India has imposed a ban on sugar exports until September 2026 in a major policy move aimed at protecting domestic supply and preventing a rise in food prices. The decision comes amid concerns over lower production forecasts, increasing domestic demand, and uncertainty surrounding global weather and geopolitical conditions.
The notification issued by the Directorate General of Foreign Trade (DGFT) stated that exports of raw sugar, white sugar, and refined sugar have now been shifted from the “restricted” category to “prohibited.” The restriction took effect immediately and will remain in place until further orders or until September 30, 2026.
Government officials said the decision was taken after reviewing domestic stock levels and future production estimates. Experts believe the move is intended to avoid shortages in the local market and reduce the risk of inflation, especially during the coming festive and high-demand seasons.

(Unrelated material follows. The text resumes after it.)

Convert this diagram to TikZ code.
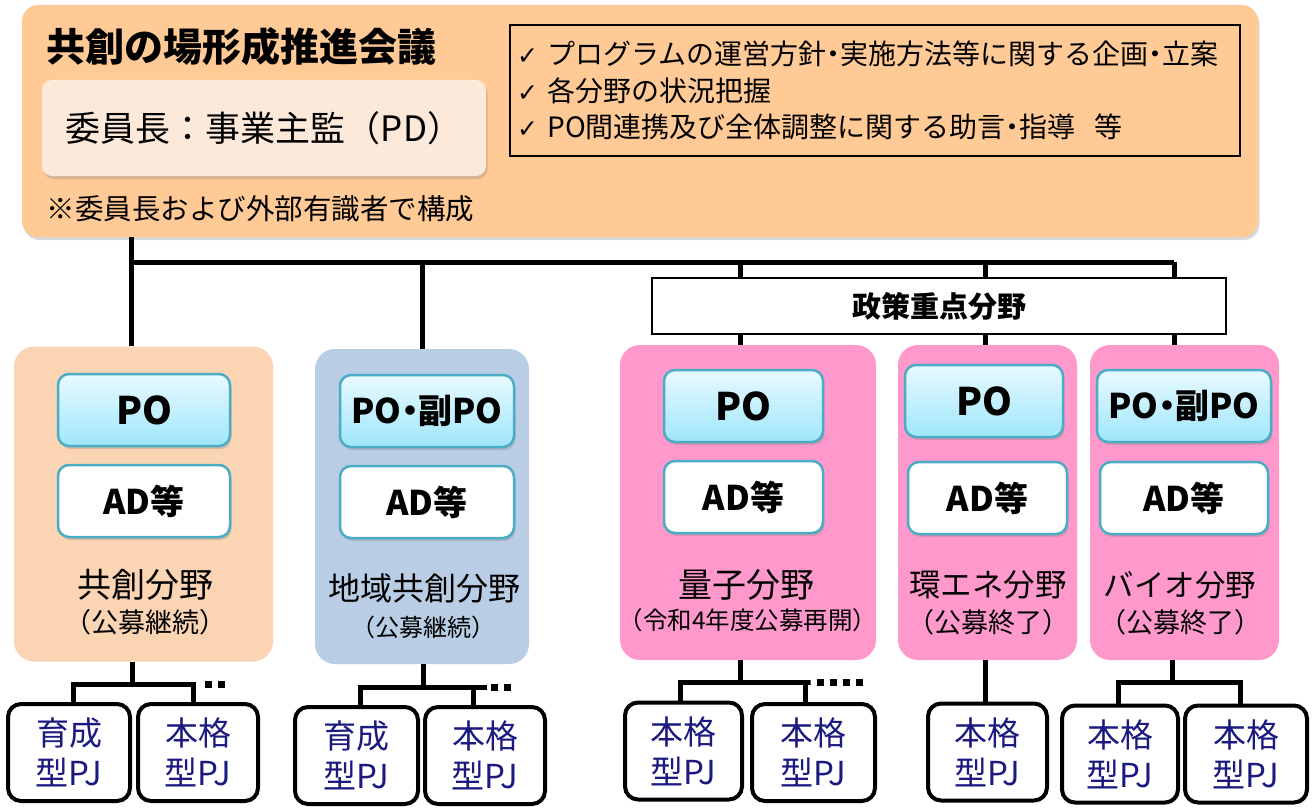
\documentclass[tikz,border=0pt]{standalone}
\usepackage{fontspec}
\setmainfont{Noto Sans CJK JP}
\newfontfamily\checkfont{DejaVu Sans}
\usepackage{tikz}
\usetikzlibrary{positioning, shadows}

\definecolor{councilfill}{HTML}{FFCA96}
\definecolor{chairfill}{HTML}{FDE9DA}
\definecolor{kyosofill}{HTML}{FBD4B4}
\definecolor{chiikifill}{HTML}{B9CDE5}
\definecolor{jutenfill}{HTML}{FF99CC}
\definecolor{potop}{HTML}{E8FAFF}
\definecolor{pobottom}{HTML}{9FE6FB}
\definecolor{edgeteal}{HTML}{4BACC6}
\definecolor{pjtext}{HTML}{1A1A80}

\newcommand{\fsize}[2]{\fontsize{#1}{#2}\selectfont}
\newcommand{\chk}{{\checkfont\bfseries\fsize{25}{36.5}✓}}
\newcommand{\ndot}{{\kern-0.25em}・{\kern-0.25em}}

\begin{document}
\begin{tikzpicture}[x=1pt, y=-1pt,
    shade/.style={drop shadow={shadow xshift=1.5pt, shadow yshift=-3pt, opacity=0.3}},
    fieldbox/.style={rounded corners=20pt, inner sep=0pt, minimum height=315pt},
    pobox/.style={draw=edgeteal, line width=2.5pt, rounded corners=11pt, top color=potop,
      bottom color=pobottom, minimum height=72pt, inner sep=0pt, shade,
      font=\fsize{38}{40}\bfseries},
    adbox/.style={pobox, top color=white, bottom color=white, font=\fsize{34}{40}\bfseries},
    pjbox/.style={draw, line width=4pt, rounded corners=13pt, fill=white, minimum width=120pt,
      minimum height=97pt, align=center, text=pjtext, font=\fsize{33}{40}},
    bus/.style={line width=5pt},
    dots/.style={line width=7pt, dash pattern=on 7pt off 6pt}]

  % Fix the page
  \useasboundingbox (0,0) rectangle (1312,808);

  % Draw the council
  \node[fill=councilfill, rounded corners=16pt, minimum width=1236pt, minimum height=232pt, shade]
    (council) at (640,121) {};
  \node[anchor=west, font=\fsize{39}{40}\bfseries] (title) at (43,47) {共創の場形成推進会議};
  \node[fill=chairfill, rounded corners=10pt, minimum width=444pt, minimum height=96pt, shade,
    font=\fsize{35}{36}] (chair) at (264,128) {委員長：事業主監（PD）};
  \node[anchor=west, font=\fsize{28.5}{30}] (note) at (43,209) {※委員長および外部有識者で構成};
  \node[draw, line width=2pt, minimum width=730pt, minimum height=131pt, text width=716pt,
    inner sep=7pt, align=left, font=\fsize{28}{36.5}] (duties) at (875,90.5)
    {\chk\ プログラムの運営方針\ndot 実施方法等に関する企画\ndot 立案\\
     \chk\ 各分野の状況把握\\
     \chk\ PO間連携及び全体調整に関する助言\ndot 指導\ \ 等};

  % Draw the policy box
  \node[draw, line width=2.5pt, fill=white, minimum width=574pt, minimum height=56pt,
    font=\fsize{29}{30}\bfseries] (policy) at (939,306) {政策重点分野};

  % Draw the fields
  \node[fieldbox, fill=kyosofill, minimum width=259pt] (colA) at (143.5,504) {};
  \node[fieldbox, fill=chiikifill, minimum width=214pt] (colB) at (422,506.5) {};
  \node[fieldbox, fill=jutenfill, minimum width=256pt] (colC) at (748,502.5) {};
  \node[fieldbox, fill=jutenfill, minimum width=179pt] (colD) at (987.5,502.5) {};
  \node[fieldbox, fill=jutenfill, minimum width=189pt] (colE) at (1184.5,502.5) {};

  \node[pobox, minimum width=172pt] (poA) at (144,410) {PO};
  \node[adbox, minimum width=172pt] (adA) at (144,501) {AD等};
  \node[pobox, minimum width=174pt, font=\fsize{34}{36}\bfseries] (poB) at (427,411)
    {PO\ndot 副PO};
  \node[adbox, minimum width=174pt] (adB) at (427,502) {AD等};
  \node[pobox, minimum width=159pt] (poC) at (743.5,406) {PO};
  \node[adbox, minimum width=159pt] (adC) at (743.5,497) {AD等};
  \node[pobox, minimum width=158pt] (poD) at (984,401) {PO};
  \node[adbox, minimum width=159pt] (adD) at (987.5,498) {AD等};
  \node[pobox, minimum width=174pt, font=\fsize{34}{36}\bfseries] (poE) at (1184,406)
    {PO\ndot 副PO};
  \node[adbox, minimum width=168pt] (adE) at (1184,498) {AD等};

  % Draw the field names
  \node[font=\fsize{34}{36}] (nameA) at (145,585) {共創分野};
  \node[font=\fsize{27}{28}] (subA) at (145,622) {（公募継続）};
  \node[font=\fsize{32}{34}] (nameB) at (424,588) {地域共創分野};
  \node[font=\fsize{24}{26}] (subB) at (423,627) {（公募継続）};
  \node[font=\fsize{34}{36}] (nameC) at (746,585) {量子分野};
  \node[font=\fsize{24.5}{26}] (subC) at (748,620) {（令和4年度公募再開）};
  \node[font=\fsize{31.5}{34}] (nameD) at (988,585) {環エネ分野};
  \node[font=\fsize{27}{28}] (subD) at (988,622) {（公募終了）};
  \node[font=\fsize{30.5}{34}] (nameE) at (1180,585) {バイオ分野};
  \node[font=\fsize{27}{28}] (subE) at (1180,622) {（公募終了）};

  % Draw the projects
  \node[pjbox, minimum width=122pt] (pjA1) at (69,752.5) {育成\\型PJ};
  \node[pjbox] (pjA2) at (198,752.5) {本格\\型PJ};
  \node[pjbox, minimum width=123pt] (pjB1) at (356.5,755.5) {育成\\型PJ};
  \node[pjbox] (pjB2) at (485,755.5) {本格\\型PJ};
  \node[pjbox, minimum width=117pt] (pjC1) at (683.5,751) {本格\\型PJ};
  \node[pjbox, minimum width=123pt] (pjC2) at (813.5,752.5) {本格\\型PJ};
  \node[pjbox, minimum width=119pt] (pjD1) at (987.5,752) {本格\\型PJ};
  \node[pjbox, minimum width=116pt] (pjE1) at (1120,754) {本格\\型PJ};
  \node[pjbox, minimum width=122pt] (pjE2) at (1246,754) {本格\\型PJ};

  % Define the bus points
  \coordinate (b1) at (131,262);
  \coordinate (b2) at (422,262);
  \coordinate (b3) at (740,262);
  \coordinate (b4) at (985,262);
  \coordinate (b5) at (1174,262);
  \coordinate (tA) at (132,684);
  \coordinate (tB) at (423,687);
  \coordinate (tC) at (740,682);
  \coordinate (tE) at (1172,682);

  % Draw the upper tree
  \draw[bus] (b1) -- (b5);
  \draw[bus] (b1 |- council.south) -- (b1 |- colA.north);
  \draw[bus] (b2) -- (b2 |- colB.north);
  \foreach \b/\col in {b3/colC, b4/colD, b5/colE} {
    \draw[bus] (\b) -- (\b |- policy.north);
    \draw[bus] (\b |- policy.south) -- (\b |- \col.north);
  }

  % Draw the lower trees
  \draw[bus] (tA |- colA.south) -- (tA);
  \draw[bus] ([xshift=4pt]pjA1.north) |- ([xshift=-5pt]pjA2.north |- tA) -- ([xshift=-5pt]pjA2.north);
  \draw[dots] ([xshift=7pt]pjA2.north |- tA) -- ++(24,0);
  \draw[bus] (tB |- colB.south) -- (tB);
  \draw[bus] ([xshift=4pt]pjB1.north) |- ([xshift=2pt]pjB2.north |- tB);
  \draw[bus] ([xshift=-12pt]pjB2.north |- tB) -- ([xshift=-12pt]pjB2.north);
  \draw[dots] ([xshift=6pt]pjB2.north |- tB) -- ++(24,0);
  \draw[bus] (tC |- colC.south) -- (tC);
  \draw[bus] ([xshift=-3pt]pjC1.north) |- ([xshift=-3pt]pjC2.north |- tC) -- ([xshift=-8pt]pjC2.north |- tC)
    -- ([xshift=-8pt]pjC2.north);
  \draw[dots] ([xshift=3pt]pjC2.north |- tC) -- ++(50,0);
  \draw[bus] (pjD1.north -| b4) -- (b4 |- colD.south);
  \draw[bus] (tE |- colE.south) -- (tE);
  \draw[bus] ([xshift=-2pt]pjE1.north) |- (tE) -| ([xshift=-6pt]pjE2.north);
\end{tikzpicture}
\end{document}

India is one of the world’s largest sugar producers and exporters. However, current estimates suggest that sugar production during the 2025-26 season may remain lower than earlier expectations. Industry projections indicate that total production could stand at around 275 lakh tonnes, while domestic consumption is expected to reach nearly 280 lakh tonnes.
When opening stock is included, the country’s total sugar availability may reach around 325 lakh tonnes. Even then, closing stock levels could fall to nearly 45 lakh tonnes by the end of the season, one of the lowest levels recorded in recent years. Analysts say the government wants to avoid a repeat of situations where low stock levels led to price spikes in the domestic market.
Weather conditions are also contributing to concerns. Experts have warned that the possible impact of El Niño may weaken rainfall in the coming months, which could affect sugarcane cultivation in several producing states. In addition, the ongoing tensions in the Middle East have raised fears of disruptions in fertilizer supply and higher agricultural input costs.
The government clarified that shipments already in progress before the order came into effect may still be allowed. Sugar exports under special agreements or for food security purposes may also be approved on a case-by-case basis. Exports to the European Union and the United States under existing quota arrangements will continue as per previous commitments.
The decision has triggered strong reactions in global commodity markets. Following the announcement, raw sugar futures in New York rose sharply, while white sugar prices in London also recorded gains. Since India plays a major role in the international sugar trade, any restriction on exports affects global supply chains, particularly in Asian and African markets that depend on Indian sugar.
Industry representatives have expressed concern over the sudden policy shift. Several sugar mills and exporters had reportedly signed contracts with overseas buyers before the ban was announced. They now face uncertainty regarding shipments, pricing, and future business planning.
Economists, however, say the government is prioritizing food security and price stability over export earnings. Rising food inflation remains a major concern, and controlling essential commodity prices is considered important for protecting consumers.